Уже из сказанного видно, что отношение бабушки к меньшевикам в тот или, скорее, в некие последующие периоды было чем-то сродни отношению начинающего отшельника к черту: страх, ужас, чувство незащищенности и неприятия соединялись в нем. «Ведь правда, Фаро, меньшевики ужасно противные? Я их не люблю» — такие слова вкладывает бабушка в уста наивной большелицей Айко, ибо сама стесняется произнести их в столь категоричной форме.

К этому бабушка считает необходимым присовокупить оправдательное: «Только в 1926 году я догадалась, что тов. Драбкина спутала меня с Варей, рассказывая Елене Дмитриевне Стасовой о моей принадлежности к меньшевикам в 1905 году. Она, видимо, знала того знакомого Вари и запамятовала, что он ходил не ко мне, а к ней.

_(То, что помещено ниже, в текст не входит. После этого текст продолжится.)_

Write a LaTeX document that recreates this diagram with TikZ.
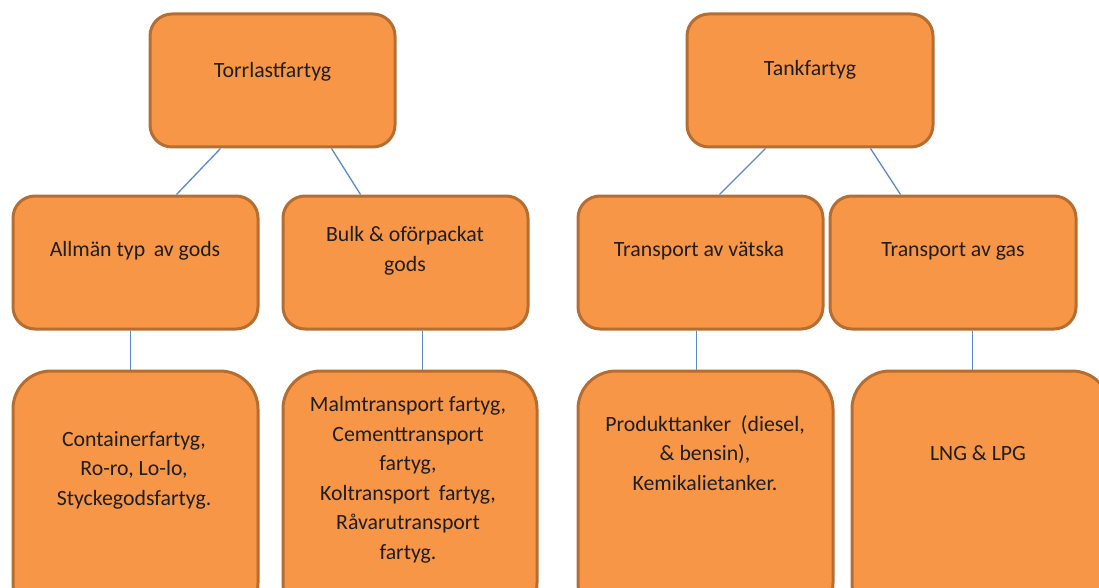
\documentclass[tikz,border=0pt]{standalone}
\usepackage{fontspec}
\setmainfont{Carlito}
\definecolor{boxfill}{HTML}{F79646}
\definecolor{boxline}{HTML}{B66D31}
\definecolor{conn}{HTML}{5B8AC6}
\definecolor{txt}{HTML}{1E1E1E}
\tikzset{
  topbox/.style={draw=boxline, fill=boxfill, line width=3pt, rounded corners=22pt, inner sep=0pt},
  lowbox/.style={draw=boxline, fill=boxfill, line width=3pt, rounded corners=38pt, inner sep=0pt},
  lbl/.style={text=txt, align=center, inner sep=0pt, font=\fontsize{21.8}{29.5}\selectfont},
  link/.style={draw=conn, line width=1.3pt}
}
\begin{document}
\begin{tikzpicture}[x=1pt,y=-1pt]
\useasboundingbox (0,0) rectangle (1099,588);
\clip (0,0) rectangle (1099,588);
% level 1
\node[topbox, minimum width=245pt, minimum height=133pt] (t1) at (272.5,80.5) {};
\node[topbox, minimum width=246pt, minimum height=133pt] (t2) at (810,80.5) {};
% level 2
\node[topbox, minimum width=245pt, minimum height=133pt] (m1) at (135.5,262.5) {};
\node[topbox, minimum width=245pt, minimum height=133pt] (m2) at (405.5,262.5) {};
\node[topbox, minimum width=245pt, minimum height=133pt] (m3) at (700.5,262.5) {};
\node[topbox, minimum width=246pt, minimum height=133pt] (m4) at (953,262.5) {};
% level 3
\node[lowbox, minimum width=245pt, minimum height=250pt] (b1) at (135.5,496) {};
\node[lowbox, minimum width=254pt, minimum height=250pt] (b2) at (410,496) {};
\node[lowbox, minimum width=255pt, minimum height=250pt] (b3) at (705.5,496) {};
\node[lowbox, minimum width=258pt, minimum height=250pt] (b4) at (981,496) {};
% connectors
\draw[link] ([xshift=72pt]t1.south west) -- ([xshift=165pt]m1.north west);
\draw[link] ([xshift=183pt]t1.south west) -- ([xshift=79pt]m2.north west);
\draw[link] ([xshift=80pt]t2.south west) -- ([xshift=143pt]m3.north west);
\draw[link] ([xshift=185pt]t2.south west) -- ([xshift=72pt]m4.north west);
\draw[link] ([xshift=119pt]m1.south west) -- ([xshift=119pt]b1.north west);
\draw[link] ([xshift=141pt]m2.south west) -- ([xshift=141pt]b2.north west);
\draw[link] ([xshift=120pt]m3.south west) -- ([xshift=120pt]b3.north west);
\draw[link] ([xshift=144pt]m4.south west) -- ([xshift=122pt]b4.north west);
% texts
\node[lbl] (t1txt) at (272.5,72) {Torrlastfartyg};
\node[lbl] (t2txt) at (810,70) {Tankfartyg};
\node[lbl] (m1txt) at (135,251) {Allmän typ\, av gods};
\node[lbl] (m2txt) at (405,251) {Bulk \& oförpackat\\gods};
\node[lbl] (m3txt) at (699,251) {Transport av vätska};
\node[lbl] (m4txt) at (953,251) {Transport av gas};
\node[lbl] (b1txt) at (134,470) {Containerfartyg,\\Ro-ro, Lo-lo,\\Styckegodsfartyg.};
\node[lbl] (b2txt) at (408,480) {Malmtransport fartyg,\\Cementtransport\\fartyg,\\Koltransport\, fartyg,\\Råvarutransport\\fartyg.};
\node[lbl] (b3txt) at (705,453) {Produkttanker\ \ (diesel,\\\& bensin),\\Kemikalietanker.};
\node[lbl] (b4txt) at (978,453) {LNG \& LPG};
\end{tikzpicture}
\end{document}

С „Наташей“ — Драбкиной — мы хотя и жили рядом, но сильно конспирировались, лишь только здороваясь друг с другом».

Конечно, уроки брата Богдана, его доклад на бакинских нефтяных промыслах об итогах II съезда не могли пройти бесследно для бабушки Фаро, как не прошли для меня бесследно ее уроки «интернационального воспитания», связанные с избиением маленького Цисмана.

В этой же тетради упоминается о студенте Мелик-Осипове, который «выступил с громовой речью против местных кадетов». «Когда он успел так политически вырасти? А ведь выступил он как истинный большевик». Речь идет о том самом Ване Мелик-Осипове, прошлогодние отношения с которым Лизы Голиковой так обеспокоили хозяина двухэтажного шушинского дома.

«Спустя некоторое время я получила записку от Лидии Станиславовны Шаверновской с приглашением на обед. Пришла.

— После обеда тебя ожидает сюрприз, — сказал Герасим.

— Какой сюрприз?

— Боимся, что пропадет аппетит, если скажем раньше времени.

— От волнения у мепя никогда еще не пропадал аппетит. Даже усиливался.

Оказывается, Шаверновской вместо именного удалось получить постоянный железнодорожный билет на предъявителя во II классе Николаевской железной дороги. А поскольку она ездила в Москву только два раза в месяц, все остальное время я могла пользоваться ее билетом для поездок в Москву на свидания с Богданом.

— Я еще денег у Красного Креста достану, — обещал Герасим. — Ты выясни, что им там нужно, в Таганке, мы поможем.

Мой партийный патрон Николай был очень доволен.

— Теперь у нас есть своя постоянная связная с Москвой, — радовался он».